--- Begin INFORMATION PROVIDED ---

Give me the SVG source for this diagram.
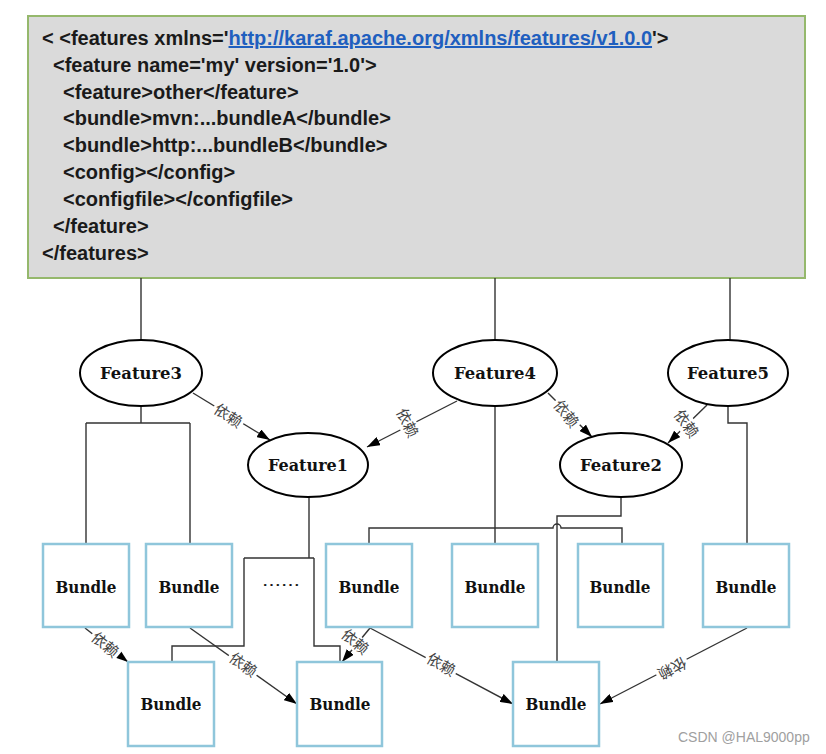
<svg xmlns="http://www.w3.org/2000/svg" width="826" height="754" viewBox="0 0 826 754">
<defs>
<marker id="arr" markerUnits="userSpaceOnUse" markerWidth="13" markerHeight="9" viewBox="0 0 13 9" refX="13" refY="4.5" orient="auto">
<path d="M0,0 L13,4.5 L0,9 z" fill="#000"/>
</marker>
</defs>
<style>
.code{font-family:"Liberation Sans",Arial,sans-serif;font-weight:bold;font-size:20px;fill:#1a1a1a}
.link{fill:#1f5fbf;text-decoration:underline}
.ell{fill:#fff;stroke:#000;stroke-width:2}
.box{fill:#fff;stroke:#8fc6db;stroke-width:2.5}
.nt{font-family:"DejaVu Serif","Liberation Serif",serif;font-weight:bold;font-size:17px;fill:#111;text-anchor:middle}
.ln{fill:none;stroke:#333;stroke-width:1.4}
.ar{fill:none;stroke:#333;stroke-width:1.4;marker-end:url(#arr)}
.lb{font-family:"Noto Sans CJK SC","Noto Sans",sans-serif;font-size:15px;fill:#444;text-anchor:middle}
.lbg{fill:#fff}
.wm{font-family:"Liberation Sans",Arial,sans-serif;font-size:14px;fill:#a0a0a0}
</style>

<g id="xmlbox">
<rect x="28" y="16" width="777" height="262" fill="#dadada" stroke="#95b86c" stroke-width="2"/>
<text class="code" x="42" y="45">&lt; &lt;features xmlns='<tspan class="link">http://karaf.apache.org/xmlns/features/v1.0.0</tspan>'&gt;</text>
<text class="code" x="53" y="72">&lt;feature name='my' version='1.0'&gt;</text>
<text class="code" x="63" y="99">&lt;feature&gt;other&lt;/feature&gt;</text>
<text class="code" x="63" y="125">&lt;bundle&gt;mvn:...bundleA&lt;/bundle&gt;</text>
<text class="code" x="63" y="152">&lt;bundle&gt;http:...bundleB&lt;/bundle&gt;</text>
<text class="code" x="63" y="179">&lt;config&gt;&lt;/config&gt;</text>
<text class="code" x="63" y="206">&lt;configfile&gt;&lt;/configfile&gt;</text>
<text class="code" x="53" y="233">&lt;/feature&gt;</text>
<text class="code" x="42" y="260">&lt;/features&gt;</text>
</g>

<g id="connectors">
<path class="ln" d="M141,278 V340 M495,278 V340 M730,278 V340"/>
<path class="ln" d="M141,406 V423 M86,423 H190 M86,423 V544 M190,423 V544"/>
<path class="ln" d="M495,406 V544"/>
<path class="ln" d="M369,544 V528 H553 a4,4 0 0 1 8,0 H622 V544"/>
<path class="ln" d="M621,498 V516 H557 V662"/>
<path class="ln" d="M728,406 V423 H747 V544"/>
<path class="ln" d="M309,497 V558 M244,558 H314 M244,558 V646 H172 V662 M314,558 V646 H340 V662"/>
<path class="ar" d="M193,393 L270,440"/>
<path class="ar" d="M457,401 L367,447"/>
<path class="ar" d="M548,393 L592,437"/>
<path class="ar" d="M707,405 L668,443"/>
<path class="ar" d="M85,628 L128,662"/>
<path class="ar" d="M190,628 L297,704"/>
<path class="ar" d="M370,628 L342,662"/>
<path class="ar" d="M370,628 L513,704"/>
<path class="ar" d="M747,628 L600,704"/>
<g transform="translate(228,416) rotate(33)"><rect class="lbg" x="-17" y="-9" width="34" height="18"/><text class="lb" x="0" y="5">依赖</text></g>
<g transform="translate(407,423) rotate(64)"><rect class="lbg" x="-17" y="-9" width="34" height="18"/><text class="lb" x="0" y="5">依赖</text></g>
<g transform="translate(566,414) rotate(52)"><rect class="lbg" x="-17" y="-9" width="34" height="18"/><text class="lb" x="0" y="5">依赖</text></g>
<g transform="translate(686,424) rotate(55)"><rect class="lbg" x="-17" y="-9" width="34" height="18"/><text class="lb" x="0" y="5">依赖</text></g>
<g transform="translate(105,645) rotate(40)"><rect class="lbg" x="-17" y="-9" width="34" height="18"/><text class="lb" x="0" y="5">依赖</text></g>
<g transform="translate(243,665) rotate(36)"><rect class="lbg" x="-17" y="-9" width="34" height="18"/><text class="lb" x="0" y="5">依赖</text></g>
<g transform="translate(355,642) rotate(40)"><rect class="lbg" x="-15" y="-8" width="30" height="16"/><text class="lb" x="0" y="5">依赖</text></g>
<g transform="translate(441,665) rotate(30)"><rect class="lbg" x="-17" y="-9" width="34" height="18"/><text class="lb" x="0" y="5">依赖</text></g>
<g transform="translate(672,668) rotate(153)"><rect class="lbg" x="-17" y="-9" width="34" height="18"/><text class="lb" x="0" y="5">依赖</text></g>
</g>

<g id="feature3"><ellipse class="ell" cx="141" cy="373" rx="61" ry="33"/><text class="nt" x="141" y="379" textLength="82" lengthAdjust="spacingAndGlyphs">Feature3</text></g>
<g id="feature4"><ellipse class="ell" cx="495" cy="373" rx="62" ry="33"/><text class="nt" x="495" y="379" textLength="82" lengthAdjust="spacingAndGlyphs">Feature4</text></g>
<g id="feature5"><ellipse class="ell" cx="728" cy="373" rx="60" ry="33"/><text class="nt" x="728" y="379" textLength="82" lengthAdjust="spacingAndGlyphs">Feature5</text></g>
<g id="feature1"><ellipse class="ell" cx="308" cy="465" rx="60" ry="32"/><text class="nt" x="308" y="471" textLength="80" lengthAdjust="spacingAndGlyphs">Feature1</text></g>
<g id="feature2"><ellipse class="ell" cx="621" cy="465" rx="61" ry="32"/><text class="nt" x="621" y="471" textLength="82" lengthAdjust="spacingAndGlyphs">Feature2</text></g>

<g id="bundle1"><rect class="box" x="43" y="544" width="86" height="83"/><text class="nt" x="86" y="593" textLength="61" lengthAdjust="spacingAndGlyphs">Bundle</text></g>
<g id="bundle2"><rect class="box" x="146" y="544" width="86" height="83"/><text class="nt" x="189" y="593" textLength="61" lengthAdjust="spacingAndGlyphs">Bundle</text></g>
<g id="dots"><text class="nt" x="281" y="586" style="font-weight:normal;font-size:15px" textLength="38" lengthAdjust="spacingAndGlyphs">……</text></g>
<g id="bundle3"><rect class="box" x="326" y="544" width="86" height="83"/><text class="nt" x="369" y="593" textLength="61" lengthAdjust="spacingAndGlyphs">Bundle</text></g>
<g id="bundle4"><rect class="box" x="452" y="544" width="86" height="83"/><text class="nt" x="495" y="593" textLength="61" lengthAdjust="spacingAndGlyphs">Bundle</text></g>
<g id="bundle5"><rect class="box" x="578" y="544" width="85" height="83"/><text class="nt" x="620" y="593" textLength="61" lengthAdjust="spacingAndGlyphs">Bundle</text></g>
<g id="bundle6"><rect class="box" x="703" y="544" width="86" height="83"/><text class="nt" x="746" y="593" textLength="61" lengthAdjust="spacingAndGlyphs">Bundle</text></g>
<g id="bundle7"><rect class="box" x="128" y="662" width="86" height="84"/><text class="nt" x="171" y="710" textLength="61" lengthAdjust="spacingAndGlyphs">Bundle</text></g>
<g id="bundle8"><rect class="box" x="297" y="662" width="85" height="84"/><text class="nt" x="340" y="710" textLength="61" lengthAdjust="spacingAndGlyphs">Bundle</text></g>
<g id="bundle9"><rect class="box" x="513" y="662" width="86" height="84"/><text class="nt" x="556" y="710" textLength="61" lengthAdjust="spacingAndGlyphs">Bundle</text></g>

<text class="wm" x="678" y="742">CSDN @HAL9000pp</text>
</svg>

--- End INFORMATION PROVIDED ---

### WORK REQUIRED
Skipping the pictures, transcribe each line above exactly as it appears.

### ANSWER BELOW
Give me the SVG source for this diagram.
<svg xmlns="http://www.w3.org/2000/svg" width="826" height="754" viewBox="0 0 826 754">
<defs>
<marker id="arr" markerUnits="userSpaceOnUse" markerWidth="13" markerHeight="9" viewBox="0 0 13 9" refX="13" refY="4.5" orient="auto">
<path d="M0,0 L13,4.5 L0,9 z" fill="#000"/>
</marker>
</defs>
<style>
.code{font-family:"Liberation Sans",Arial,sans-serif;font-weight:bold;font-size:20px;fill:#1a1a1a}
.link{fill:#1f5fbf;text-decoration:underline}
.ell{fill:#fff;stroke:#000;stroke-width:2}
.box{fill:#fff;stroke:#8fc6db;stroke-width:2.5}
.nt{font-family:"DejaVu Serif","Liberation Serif",serif;font-weight:bold;font-size:17px;fill:#111;text-anchor:middle}
.ln{fill:none;stroke:#333;stroke-width:1.4}
.ar{fill:none;stroke:#333;stroke-width:1.4;marker-end:url(#arr)}
.lb{font-family:"Noto Sans CJK SC","Noto Sans",sans-serif;font-size:15px;fill:#444;text-anchor:middle}
.lbg{fill:#fff}
.wm{font-family:"Liberation Sans",Arial,sans-serif;font-size:14px;fill:#a0a0a0}
</style>

<g id="xmlbox">
<rect x="28" y="16" width="777" height="262" fill="#dadada" stroke="#95b86c" stroke-width="2"/>
<text class="code" x="42" y="45">&lt; &lt;features xmlns='<tspan class="link">http://karaf.apache.org/xmlns/features/v1.0.0</tspan>'&gt;</text>
<text class="code" x="53" y="72">&lt;feature name='my' version='1.0'&gt;</text>
<text class="code" x="63" y="99">&lt;feature&gt;other&lt;/feature&gt;</text>
<text class="code" x="63" y="125">&lt;bundle&gt;mvn:...bundleA&lt;/bundle&gt;</text>
<text class="code" x="63" y="152">&lt;bundle&gt;http:...bundleB&lt;/bundle&gt;</text>
<text class="code" x="63" y="179">&lt;config&gt;&lt;/config&gt;</text>
<text class="code" x="63" y="206">&lt;configfile&gt;&lt;/configfile&gt;</text>
<text class="code" x="53" y="233">&lt;/feature&gt;</text>
<text class="code" x="42" y="260">&lt;/features&gt;</text>
</g>

<g id="connectors">
<path class="ln" d="M141,278 V340 M495,278 V340 M730,278 V340"/>
<path class="ln" d="M141,406 V423 M86,423 H190 M86,423 V544 M190,423 V544"/>
<path class="ln" d="M495,406 V544"/>
<path class="ln" d="M369,544 V528 H553 a4,4 0 0 1 8,0 H622 V544"/>
<path class="ln" d="M621,498 V516 H557 V662"/>
<path class="ln" d="M728,406 V423 H747 V544"/>
<path class="ln" d="M309,497 V558 M244,558 H314 M244,558 V646 H172 V662 M314,558 V646 H340 V662"/>
<path class="ar" d="M193,393 L270,440"/>
<path class="ar" d="M457,401 L367,447"/>
<path class="ar" d="M548,393 L592,437"/>
<path class="ar" d="M707,405 L668,443"/>
<path class="ar" d="M85,628 L128,662"/>
<path class="ar" d="M190,628 L297,704"/>
<path class="ar" d="M370,628 L342,662"/>
<path class="ar" d="M370,628 L513,704"/>
<path class="ar" d="M747,628 L600,704"/>
<g transform="translate(228,416) rotate(33)"><rect class="lbg" x="-17" y="-9" width="34" height="18"/><text class="lb" x="0" y="5">依赖</text></g>
<g transform="translate(407,423) rotate(64)"><rect class="lbg" x="-17" y="-9" width="34" height="18"/><text class="lb" x="0" y="5">依赖</text></g>
<g transform="translate(566,414) rotate(52)"><rect class="lbg" x="-17" y="-9" width="34" height="18"/><text class="lb" x="0" y="5">依赖</text></g>
<g transform="translate(686,424) rotate(55)"><rect class="lbg" x="-17" y="-9" width="34" height="18"/><text class="lb" x="0" y="5">依赖</text></g>
<g transform="translate(105,645) rotate(40)"><rect class="lbg" x="-17" y="-9" width="34" height="18"/><text class="lb" x="0" y="5">依赖</text></g>
<g transform="translate(243,665) rotate(36)"><rect class="lbg" x="-17" y="-9" width="34" height="18"/><text class="lb" x="0" y="5">依赖</text></g>
<g transform="translate(355,642) rotate(40)"><rect class="lbg" x="-15" y="-8" width="30" height="16"/><text class="lb" x="0" y="5">依赖</text></g>
<g transform="translate(441,665) rotate(30)"><rect class="lbg" x="-17" y="-9" width="34" height="18"/><text class="lb" x="0" y="5">依赖</text></g>
<g transform="translate(672,668) rotate(153)"><rect class="lbg" x="-17" y="-9" width="34" height="18"/><text class="lb" x="0" y="5">依赖</text></g>
</g>

<g id="feature3"><ellipse class="ell" cx="141" cy="373" rx="61" ry="33"/><text class="nt" x="141" y="379" textLength="82" lengthAdjust="spacingAndGlyphs">Feature3</text></g>
<g id="feature4"><ellipse class="ell" cx="495" cy="373" rx="62" ry="33"/><text class="nt" x="495" y="379" textLength="82" lengthAdjust="spacingAndGlyphs">Feature4</text></g>
<g id="feature5"><ellipse class="ell" cx="728" cy="373" rx="60" ry="33"/><text class="nt" x="728" y="379" textLength="82" lengthAdjust="spacingAndGlyphs">Feature5</text></g>
<g id="feature1"><ellipse class="ell" cx="308" cy="465" rx="60" ry="32"/><text class="nt" x="308" y="471" textLength="80" lengthAdjust="spacingAndGlyphs">Feature1</text></g>
<g id="feature2"><ellipse class="ell" cx="621" cy="465" rx="61" ry="32"/><text class="nt" x="621" y="471" textLength="82" lengthAdjust="spacingAndGlyphs">Feature2</text></g>

<g id="bundle1"><rect class="box" x="43" y="544" width="86" height="83"/><text class="nt" x="86" y="593" textLength="61" lengthAdjust="spacingAndGlyphs">Bundle</text></g>
<g id="bundle2"><rect class="box" x="146" y="544" width="86" height="83"/><text class="nt" x="189" y="593" textLength="61" lengthAdjust="spacingAndGlyphs">Bundle</text></g>
<g id="dots"><text class="nt" x="281" y="586" style="font-weight:normal;font-size:15px" textLength="38" lengthAdjust="spacingAndGlyphs">……</text></g>
<g id="bundle3"><rect class="box" x="326" y="544" width="86" height="83"/><text class="nt" x="369" y="593" textLength="61" lengthAdjust="spacingAndGlyphs">Bundle</text></g>
<g id="bundle4"><rect class="box" x="452" y="544" width="86" height="83"/><text class="nt" x="495" y="593" textLength="61" lengthAdjust="spacingAndGlyphs">Bundle</text></g>
<g id="bundle5"><rect class="box" x="578" y="544" width="85" height="83"/><text class="nt" x="620" y="593" textLength="61" lengthAdjust="spacingAndGlyphs">Bundle</text></g>
<g id="bundle6"><rect class="box" x="703" y="544" width="86" height="83"/><text class="nt" x="746" y="593" textLength="61" lengthAdjust="spacingAndGlyphs">Bundle</text></g>
<g id="bundle7"><rect class="box" x="128" y="662" width="86" height="84"/><text class="nt" x="171" y="710" textLength="61" lengthAdjust="spacingAndGlyphs">Bundle</text></g>
<g id="bundle8"><rect class="box" x="297" y="662" width="85" height="84"/><text class="nt" x="340" y="710" textLength="61" lengthAdjust="spacingAndGlyphs">Bundle</text></g>
<g id="bundle9"><rect class="box" x="513" y="662" width="86" height="84"/><text class="nt" x="556" y="710" textLength="61" lengthAdjust="spacingAndGlyphs">Bundle</text></g>

<text class="wm" x="678" y="742">CSDN @HAL9000pp</text>
</svg>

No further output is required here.